Given the choice, few of us would marry the spouse our parents chose for us. More than likely we would do everything in our power to prevent such a fate. In Gentleman Jack, John Fortesque, Viscount Warrington is faced with such a dilemma. It is with grim determination that he accepts his father’s wager – give up gaming for a month or marry the woman of his father’s choice.
According to the bet, the somewhat spoiled, moody viscount must leave London and not use either his title or name. En route to Shropshire, Warrington is set upon by thieves and robbed of everything. Beaten and left for dead, he wakes up to find himself at the mercy of an angel, one Miss Antonia Richards.
An unappreciated governess, Antonia is quite unprepared for her attraction to the handsome stranger. Still, she helps him despite her employer’s disapproval. She is intrigued by his gentile manners and way of speaking and the way her heart beats faster whenever he is near.
Warrington accepts a position in the stables, where his refined personality soon earns him the nickname “Gentleman Jack.” Every day spent near Antonia increases his attraction to her. Even though he must hide his identity from her, he cannot hide the passion he feels in his heart
Gentleman Jack lacks some of the wit and humor commonly found in Regency Romances, but Warrington’s transformation from spoiled snob to likeable hero was believable. His determination to marry Antonia despite his parents’ misgivings makes it easy to over look what few flaws he has. On the other hand, Antonia is somewhat flat as a character. Auditioning to join the circus wouldn’t inject any life into her. Passion is a rare emotion for her. Even when she discovers Jack’s true identity her mood barely rises above grim. As for the rest of the characters, they’re entertaining, but fairly two dimensional, serving only as villains or fools. Warrington is the only character with much depth, and he somewhat makes up for the rest of the cast.
In addition to the flatness of most of the characters, there were other problems as well.
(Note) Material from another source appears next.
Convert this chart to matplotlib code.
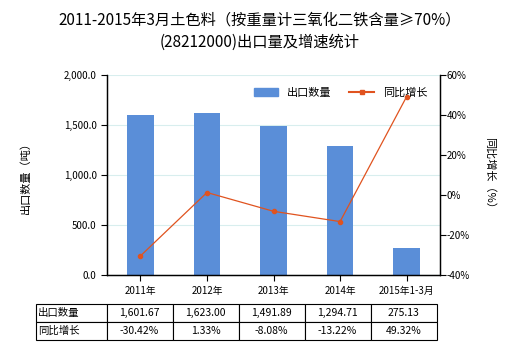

One was Summerville’s constant reference to Warrington by his title or as “the viscount” even when he was supposed to be in disguise. It was very confusing and a little annoying when Antonia would look in and see “the viscount” sleeping, especially since she thought he was just some poor man. Another problem came in the form of the rushed ending. Warrington and Antonia resolved everything very quickly and neatly, especially for two characters who hadn’t seen each other for a while, and all loose ends were neatly wrapped up in an epilogue.
If you make it a point to read every Regency Romance you find, I imagine you’ll want to read Gentleman Jack. While a fast-paced read, it’s lacking in character development. Sometimes a terrific hero or heroine can make up for a so-so mate, but Antonia simply drags this book down. You’d be better off spending your money elsewhere.